DEMOCRATS SPEARHEADING HEALTH BILL ARE SPLIT
I wrote this letter to the editor because I'm frustrated by how our legislators favor those who fill their financial coffers. It's clearly evident to me that this Country needs a single-payer health care system. There are 45 to 47 million people in the U.S. who have no health insurance. If everyone was covered we would have a healthier nation. Even though we may have the most advanced medical system in the world, we are ranked 37th in the world for health outcomes. Nay-sayers complain that a single-payer system would "break the bank." It would not! What would break the bank is providing for-profit healthcare insurance for everybody in the Country. The tax credits and funds to provide this service would be overwhelming. The nay-sayers call single-payer socialized medicine. It is not! The same private health care system that we have now would continue to provide the care. In a socialized system, all of the hospitals and all of the caregivers would be on a fixed salary paid by the government. The Veterans Administration's medical care system is socialized medicine, yet it serves our veterans well.
LETTER TO THE EDITOR
N. Y. Times May 30 article: “2 Democrats Spearheading Health Bill Are Split,” compares Senator Kennedy’s preference for a national health plan that looks like Medicare to Senator Baucus’ choice of a bipartisan bill that would include the private, for-profit, health insurance companies.

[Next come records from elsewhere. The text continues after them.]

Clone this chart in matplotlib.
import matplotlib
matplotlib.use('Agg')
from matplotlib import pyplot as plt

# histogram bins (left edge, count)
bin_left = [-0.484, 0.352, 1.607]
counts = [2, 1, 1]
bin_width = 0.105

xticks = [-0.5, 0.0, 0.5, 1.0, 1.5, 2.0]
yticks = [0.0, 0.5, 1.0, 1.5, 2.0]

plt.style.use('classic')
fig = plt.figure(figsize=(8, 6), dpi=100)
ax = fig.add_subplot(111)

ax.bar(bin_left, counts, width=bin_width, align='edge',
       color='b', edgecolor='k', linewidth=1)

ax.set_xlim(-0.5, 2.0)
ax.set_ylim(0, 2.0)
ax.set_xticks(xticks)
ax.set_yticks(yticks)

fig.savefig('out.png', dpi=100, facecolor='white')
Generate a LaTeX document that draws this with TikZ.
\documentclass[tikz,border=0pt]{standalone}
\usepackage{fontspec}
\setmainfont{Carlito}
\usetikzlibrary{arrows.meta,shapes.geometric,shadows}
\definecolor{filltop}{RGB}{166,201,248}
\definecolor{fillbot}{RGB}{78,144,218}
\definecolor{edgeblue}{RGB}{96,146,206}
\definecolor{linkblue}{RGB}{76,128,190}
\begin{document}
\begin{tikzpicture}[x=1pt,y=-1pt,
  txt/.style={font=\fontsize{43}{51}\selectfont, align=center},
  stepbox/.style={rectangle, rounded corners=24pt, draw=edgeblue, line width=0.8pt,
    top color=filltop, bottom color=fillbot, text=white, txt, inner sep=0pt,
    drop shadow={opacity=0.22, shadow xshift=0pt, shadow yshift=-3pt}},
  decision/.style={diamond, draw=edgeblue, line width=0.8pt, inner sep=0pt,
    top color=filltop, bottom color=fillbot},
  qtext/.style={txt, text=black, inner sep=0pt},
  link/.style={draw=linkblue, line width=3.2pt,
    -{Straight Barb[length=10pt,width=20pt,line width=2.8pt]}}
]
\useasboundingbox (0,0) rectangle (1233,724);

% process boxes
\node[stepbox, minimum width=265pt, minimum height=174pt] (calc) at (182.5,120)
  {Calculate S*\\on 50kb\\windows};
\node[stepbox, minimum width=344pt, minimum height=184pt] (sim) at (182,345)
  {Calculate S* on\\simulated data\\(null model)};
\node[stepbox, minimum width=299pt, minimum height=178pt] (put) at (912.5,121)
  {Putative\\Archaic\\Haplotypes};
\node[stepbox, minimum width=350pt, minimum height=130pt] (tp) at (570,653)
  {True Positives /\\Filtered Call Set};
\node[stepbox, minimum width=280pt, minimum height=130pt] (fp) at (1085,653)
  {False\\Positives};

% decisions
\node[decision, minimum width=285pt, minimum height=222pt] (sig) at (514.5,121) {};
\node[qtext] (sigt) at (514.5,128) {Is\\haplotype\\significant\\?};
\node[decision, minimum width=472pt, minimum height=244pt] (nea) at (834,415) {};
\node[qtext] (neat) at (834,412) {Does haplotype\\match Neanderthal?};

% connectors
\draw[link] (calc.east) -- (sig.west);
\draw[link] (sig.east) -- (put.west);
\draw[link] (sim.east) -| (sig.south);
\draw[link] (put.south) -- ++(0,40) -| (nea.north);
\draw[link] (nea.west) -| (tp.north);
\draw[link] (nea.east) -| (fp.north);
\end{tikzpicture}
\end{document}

Senior Republican, Charles Grassley of Iowa, opposes a new government program and declares “we cannot afford the public health plan we have already.” (Medicare)
As a senior, and a physician with 47 years of family practice experience, I’m well aware of why Medicare spends so much. The seniors are the sickest and require the most medical care as a group. Patients too young to qualify for Medicare coverage, use doctors, hospitals and other medical services in far less volume and frequency than the seniors do.
It doesn’t take a mathematician to figure out that a single-payer health care system would cost less or, at worst, no more than a system that included the private, for-profit insurance companies.
Over half of our people and healthcare providers are in favor of single–payer, but the pharmaceutical industry and the for-profit insurance companies have bought our legislators with campaign money and other financial benefits.
No wonder the single-payer plan is “off the table.”